Kraftwerk, Computer World

I think I like the idea of Computer World more than I like the music in it. Trans Europe Express worked well because it had a grand theme layered on top, and if the music was a little impenetrable at times the subject matter managed to transcend that overall because of its overarching human element. By contrast that isn't at all the case here, because a technologically driven theme layered on top of a technologically driven album doesn't add anything to the experience. Hasn't every Kraftwerk album after they shed their krautrock trappings been, at its most essential level, a computer album? You can see loops and constructs and control flow in the rhythm lines, feel the CPU registers tick with every beat, which makes a song about "Numbers" (with what sounds like a Speak and Spell sharing lead vocals) just seem like a song endlessly repeating digits, like someone typed 10 A=A+1:PRINT A:GOTO 10 into their Commodore 64 and ran it. But in German, verstehst du.

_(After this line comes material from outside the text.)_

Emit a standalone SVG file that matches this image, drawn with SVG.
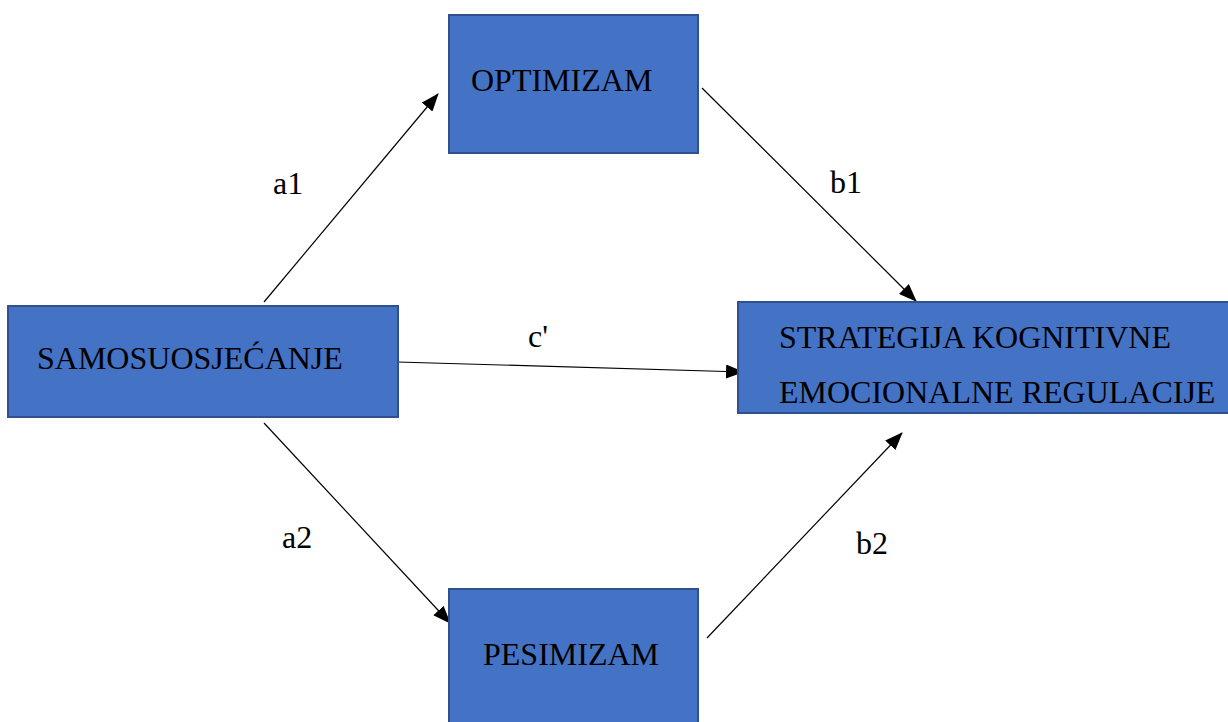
<svg xmlns="http://www.w3.org/2000/svg" width="1228" height="722" viewBox="0 0 1228 722">
<style>
.box{fill:#4472C4;stroke:#2F528F;stroke-width:2}
.t{font-family:'Liberation Serif','DejaVu Serif',serif;font-size:32px;fill:#000}
.c{stroke:#000;stroke-width:1.2;fill:none;marker-end:url(#ah)}
</style>
<defs>
<marker id="ah" markerUnits="userSpaceOnUse" markerWidth="18" markerHeight="14" refX="17" refY="7" orient="auto" viewBox="0 0 18 14">
<path d="M0,0 L18,7 L0,14 z" fill="#000"/>
</marker>
</defs>
<rect width="1228" height="722" fill="#fff"/>
<g id="connectors">
<line class="c" x1="264" y1="302" x2="438" y2="94"/>
<line class="c" x1="702" y1="88" x2="916" y2="301"/>
<line class="c" x1="397" y1="362" x2="743" y2="372"/>
<line class="c" x1="264" y1="423" x2="450" y2="623"/>
<line class="c" x1="707" y1="638" x2="902" y2="433"/>
<text class="t" x="273" y="194">a1</text>
<text class="t" x="830" y="193">b1</text>
<text class="t" x="528" y="347">c'</text>
<text class="t" x="282" y="548">a2</text>
<text class="t" x="856" y="554">b2</text>
</g>
<g id="optimizam">
<rect class="box" x="449" y="15" width="249" height="138"/>
<text class="t" x="471" y="91">OPTIMIZAM</text>
</g>
<g id="samosuosjecanje">
<rect class="box" x="8" y="306" width="390" height="111"/>
<text class="t" x="37" y="369">SAMOSUOSJEĆANJE</text>
</g>
<g id="strategija">
<rect class="box" x="738" y="302" width="500" height="111"/>
<text class="t" x="779" y="348">STRATEGIJA KOGNITIVNE</text>
<text class="t" x="779" y="403">EMOCIONALNE REGULACIJE</text>
</g>
<g id="pesimizam">
<rect class="box" x="449" y="589" width="249" height="150"/>
<text class="t" x="483" y="665">PESIMIZAM</text>
</g>
</svg>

Their strongest track is probably the title track, which leads to their awkward overreliance on its comparatively sumptuous theme later on, and "Computer Love" has a nice texture to it (and probably, at least at intervals, the most original lyrics, "I call this number / for a data date"), but their improved production techniques remove the slight and charming imperfections in their earlier works leaving a result that is of simultaneously higher quality and lower emotive value. If that's what they intended, they succeeded, but they ended up losing their soul in the process. On "Home Computer" they sing about our home computers bringing us into the future, but the computer world I remember from the 1980s was a lot more fun than this album is. (Content: no concerns.)